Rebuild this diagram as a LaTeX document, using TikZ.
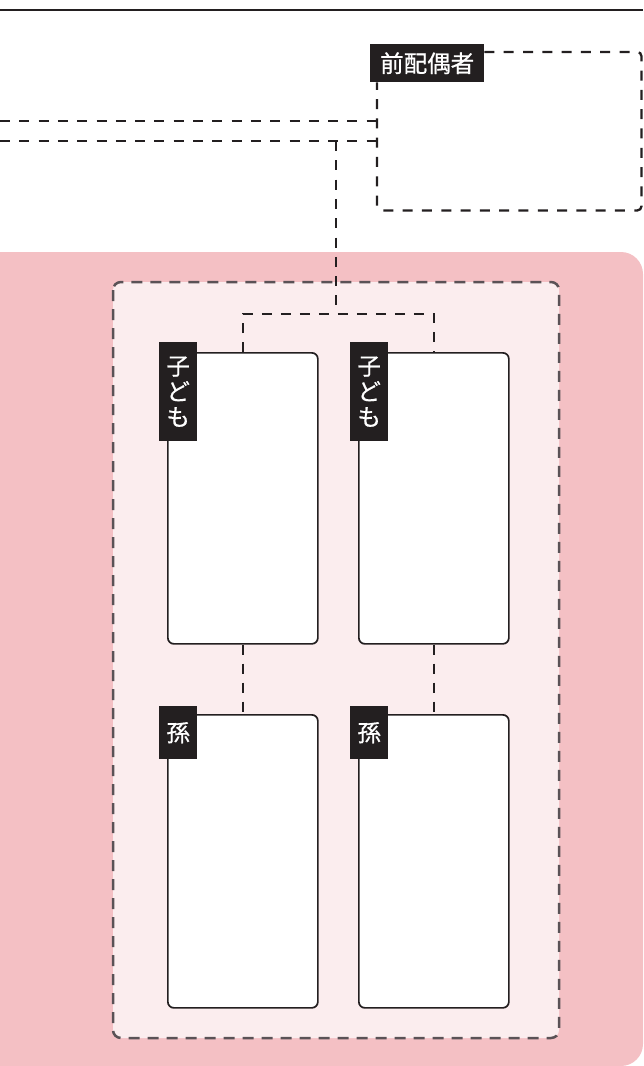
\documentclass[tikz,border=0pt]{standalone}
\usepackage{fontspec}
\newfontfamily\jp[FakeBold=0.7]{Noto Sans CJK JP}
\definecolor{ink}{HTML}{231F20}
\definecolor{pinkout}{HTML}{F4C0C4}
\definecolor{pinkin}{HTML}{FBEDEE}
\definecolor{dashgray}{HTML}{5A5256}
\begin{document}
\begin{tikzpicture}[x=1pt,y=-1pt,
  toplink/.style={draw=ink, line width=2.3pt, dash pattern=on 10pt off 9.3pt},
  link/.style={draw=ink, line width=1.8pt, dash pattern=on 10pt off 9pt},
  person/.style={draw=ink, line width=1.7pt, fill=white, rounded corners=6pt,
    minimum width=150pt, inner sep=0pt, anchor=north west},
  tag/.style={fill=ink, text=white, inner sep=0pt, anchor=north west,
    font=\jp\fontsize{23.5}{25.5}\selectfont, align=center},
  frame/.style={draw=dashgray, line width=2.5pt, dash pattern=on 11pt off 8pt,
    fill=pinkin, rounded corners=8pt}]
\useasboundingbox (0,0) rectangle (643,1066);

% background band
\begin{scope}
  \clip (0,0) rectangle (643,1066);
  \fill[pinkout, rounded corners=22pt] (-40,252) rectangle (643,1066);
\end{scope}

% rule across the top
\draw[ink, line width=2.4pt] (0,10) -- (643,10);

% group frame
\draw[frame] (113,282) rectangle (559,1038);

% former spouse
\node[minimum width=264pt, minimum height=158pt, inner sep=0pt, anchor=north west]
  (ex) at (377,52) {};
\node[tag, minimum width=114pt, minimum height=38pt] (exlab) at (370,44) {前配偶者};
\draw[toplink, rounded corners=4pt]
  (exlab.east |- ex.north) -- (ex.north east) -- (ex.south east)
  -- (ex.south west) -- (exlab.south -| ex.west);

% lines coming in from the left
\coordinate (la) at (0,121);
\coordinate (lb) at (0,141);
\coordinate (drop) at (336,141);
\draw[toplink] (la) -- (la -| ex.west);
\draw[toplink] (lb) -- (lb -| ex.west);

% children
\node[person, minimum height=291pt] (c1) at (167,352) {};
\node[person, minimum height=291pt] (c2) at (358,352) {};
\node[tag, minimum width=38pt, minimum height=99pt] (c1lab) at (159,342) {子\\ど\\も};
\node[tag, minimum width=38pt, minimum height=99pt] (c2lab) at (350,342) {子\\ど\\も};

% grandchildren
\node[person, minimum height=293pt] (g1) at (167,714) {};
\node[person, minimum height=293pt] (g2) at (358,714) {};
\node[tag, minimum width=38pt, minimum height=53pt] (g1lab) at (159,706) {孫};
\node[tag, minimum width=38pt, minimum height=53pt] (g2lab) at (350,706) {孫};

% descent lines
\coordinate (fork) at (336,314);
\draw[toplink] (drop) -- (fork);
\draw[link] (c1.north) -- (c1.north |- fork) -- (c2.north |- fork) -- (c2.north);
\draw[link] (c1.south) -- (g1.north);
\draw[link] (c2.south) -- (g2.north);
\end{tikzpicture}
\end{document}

...

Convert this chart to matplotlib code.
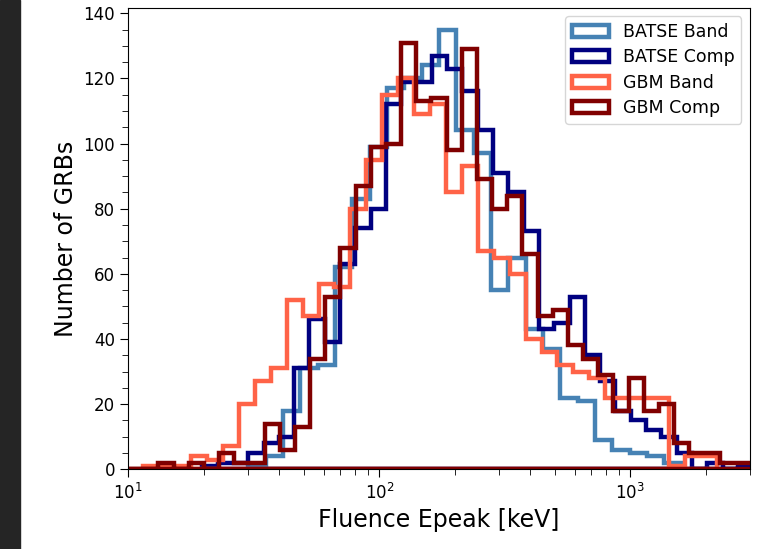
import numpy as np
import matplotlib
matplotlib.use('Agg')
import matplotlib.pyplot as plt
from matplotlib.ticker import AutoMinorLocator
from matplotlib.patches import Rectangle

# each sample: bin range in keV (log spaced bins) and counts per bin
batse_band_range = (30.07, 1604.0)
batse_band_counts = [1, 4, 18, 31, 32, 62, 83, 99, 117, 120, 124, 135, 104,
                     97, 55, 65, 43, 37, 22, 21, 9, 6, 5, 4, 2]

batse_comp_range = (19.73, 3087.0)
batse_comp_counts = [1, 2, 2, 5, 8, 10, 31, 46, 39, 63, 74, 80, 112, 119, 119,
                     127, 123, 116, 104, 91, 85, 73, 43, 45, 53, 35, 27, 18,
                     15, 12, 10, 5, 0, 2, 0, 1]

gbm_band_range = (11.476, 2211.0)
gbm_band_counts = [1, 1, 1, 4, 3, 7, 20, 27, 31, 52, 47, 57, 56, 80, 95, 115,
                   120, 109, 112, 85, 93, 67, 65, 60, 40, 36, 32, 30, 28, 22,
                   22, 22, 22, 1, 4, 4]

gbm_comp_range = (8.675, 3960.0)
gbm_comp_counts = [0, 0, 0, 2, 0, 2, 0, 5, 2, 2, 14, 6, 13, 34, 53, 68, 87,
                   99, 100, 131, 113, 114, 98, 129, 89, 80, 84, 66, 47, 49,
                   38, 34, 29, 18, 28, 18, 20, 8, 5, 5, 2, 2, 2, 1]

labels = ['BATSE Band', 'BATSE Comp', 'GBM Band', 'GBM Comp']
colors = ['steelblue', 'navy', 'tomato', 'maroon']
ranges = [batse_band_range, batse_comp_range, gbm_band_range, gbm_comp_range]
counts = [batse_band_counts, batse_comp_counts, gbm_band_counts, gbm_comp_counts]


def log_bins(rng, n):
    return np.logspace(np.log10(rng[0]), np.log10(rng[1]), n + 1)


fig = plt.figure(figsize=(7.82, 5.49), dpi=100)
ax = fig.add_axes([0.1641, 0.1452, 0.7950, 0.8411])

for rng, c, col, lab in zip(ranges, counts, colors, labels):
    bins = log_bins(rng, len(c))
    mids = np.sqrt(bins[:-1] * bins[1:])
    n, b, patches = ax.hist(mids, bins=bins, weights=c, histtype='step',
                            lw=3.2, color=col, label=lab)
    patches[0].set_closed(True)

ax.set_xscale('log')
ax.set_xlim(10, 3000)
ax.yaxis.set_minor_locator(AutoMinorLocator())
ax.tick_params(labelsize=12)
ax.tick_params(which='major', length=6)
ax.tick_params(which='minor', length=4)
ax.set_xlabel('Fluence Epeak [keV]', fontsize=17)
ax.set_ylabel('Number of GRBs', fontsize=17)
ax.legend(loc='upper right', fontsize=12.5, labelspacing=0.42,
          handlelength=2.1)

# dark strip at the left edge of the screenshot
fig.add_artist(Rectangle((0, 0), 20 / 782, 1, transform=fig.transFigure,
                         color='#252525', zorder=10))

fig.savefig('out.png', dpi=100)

* * *

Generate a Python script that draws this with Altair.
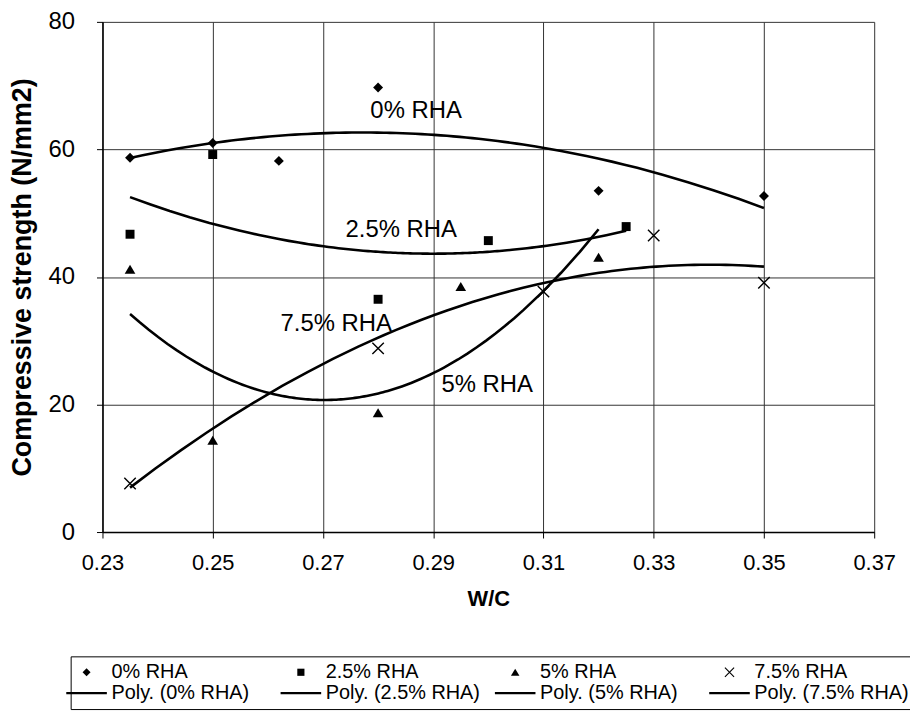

* _What is expected_
Using the data above, extract exactly the lines from the one containing "Convert this chart to matplotlib code." through the one containing "ax = fig.add_axes([0.1641, 0.1452, 0.7950, 0.8411])". Pictures are left out.

* _The result_
Convert this chart to matplotlib code.
import numpy as np
import matplotlib
matplotlib.use('Agg')
import matplotlib.pyplot as plt
from matplotlib.ticker import AutoMinorLocator
from matplotlib.patches import Rectangle

# each sample: bin range in keV (log spaced bins) and counts per bin
batse_band_range = (30.07, 1604.0)
batse_band_counts = [1, 4, 18, 31, 32, 62, 83, 99, 117, 120, 124, 135, 104,
                     97, 55, 65, 43, 37, 22, 21, 9, 6, 5, 4, 2]

batse_comp_range = (19.73, 3087.0)
batse_comp_counts = [1, 2, 2, 5, 8, 10, 31, 46, 39, 63, 74, 80, 112, 119, 119,
                     127, 123, 116, 104, 91, 85, 73, 43, 45, 53, 35, 27, 18,
                     15, 12, 10, 5, 0, 2, 0, 1]

gbm_band_range = (11.476, 2211.0)
gbm_band_counts = [1, 1, 1, 4, 3, 7, 20, 27, 31, 52, 47, 57, 56, 80, 95, 115,
                   120, 109, 112, 85, 93, 67, 65, 60, 40, 36, 32, 30, 28, 22,
                   22, 22, 22, 1, 4, 4]

gbm_comp_range = (8.675, 3960.0)
gbm_comp_counts = [0, 0, 0, 2, 0, 2, 0, 5, 2, 2, 14, 6, 13, 34, 53, 68, 87,
                   99, 100, 131, 113, 114, 98, 129, 89, 80, 84, 66, 47, 49,
                   38, 34, 29, 18, 28, 18, 20, 8, 5, 5, 2, 2, 2, 1]

labels = ['BATSE Band', 'BATSE Comp', 'GBM Band', 'GBM Comp']
colors = ['steelblue', 'navy', 'tomato', 'maroon']
ranges = [batse_band_range, batse_comp_range, gbm_band_range, gbm_comp_range]
counts = [batse_band_counts, batse_comp_counts, gbm_band_counts, gbm_comp_counts]


def log_bins(rng, n):
    return np.logspace(np.log10(rng[0]), np.log10(rng[1]), n + 1)


fig = plt.figure(figsize=(7.82, 5.49), dpi=100)
ax = fig.add_axes([0.1641, 0.1452, 0.7950, 0.8411])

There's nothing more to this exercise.